Since leaving Rwanda, Waberi has received numerous awards and honors. In 2005, he was chosen one of the “50 Writers of the Future” by the French literary magazine Lire. He recently received the prestigious "Chevalier" Order of Arts and Letter Medal from the French Culture Minister. His writing has been translated into 10 languages. Harvest of Skulls is his fifth book to appear in English. His most recent works—a novel about writer and activist Gil Scot Heron and a new volume of poetry—will be translated later this year. Since coming to Columbian College in 2013 to teach Francophone literature, Waberi’s classroom has been a forum for discussions relating to philosophy and the global view. “I have had the privilege of crisscrossing the world and sharing my words, thoughts and emotions with the amazing students of this fabulous institution,” he said. He is encouraged by the recent emergence of African novelists—from Nigeria’s Chimamanda Ngozi Adichie (author of Americanah) and Chigozie Obioma (The Fisherman) to Ethiopia’s Dinaw Mengestu (All Our Names)—and applauds what he predicts is a shift in the epicenter of the literary world. “Maybe the next great novel isn’t coming from Vienna, Venice or Valencia, but from Nairobi, Lagos or Dakar,” he said.

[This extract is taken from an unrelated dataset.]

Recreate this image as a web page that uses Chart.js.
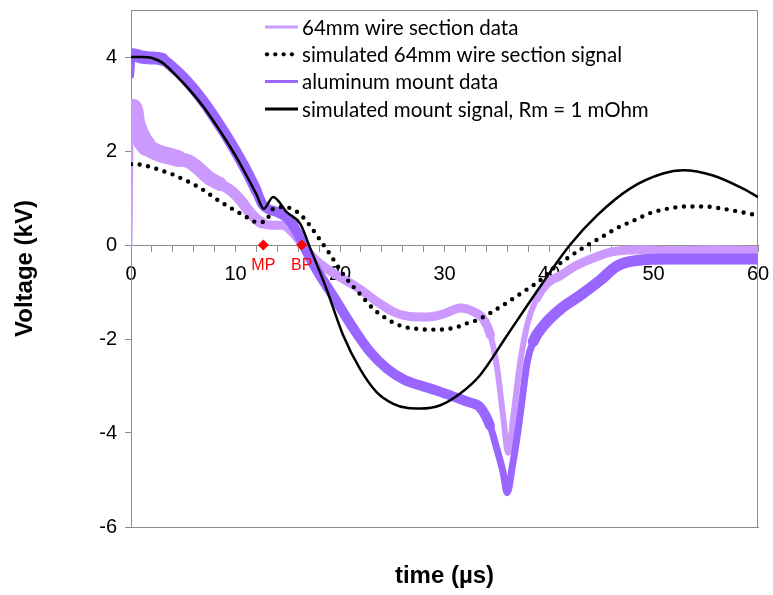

Still, the legacy of Rwanda weighs on him. Looking back, he continues to worry that his writing didn’t do justice to the emotional gravity of the tragedy. “It’s not only an issue of artistic failure. It's also something you cannot overcome psychologically,” he said. But he’s heartened by Rwandan writers and artists who have since produced their own works about the dark era in their country’s history. “Maybe what I did was only to put down a first layer of ink, but that first layer may have given tools to Rwandans to talk about these events.”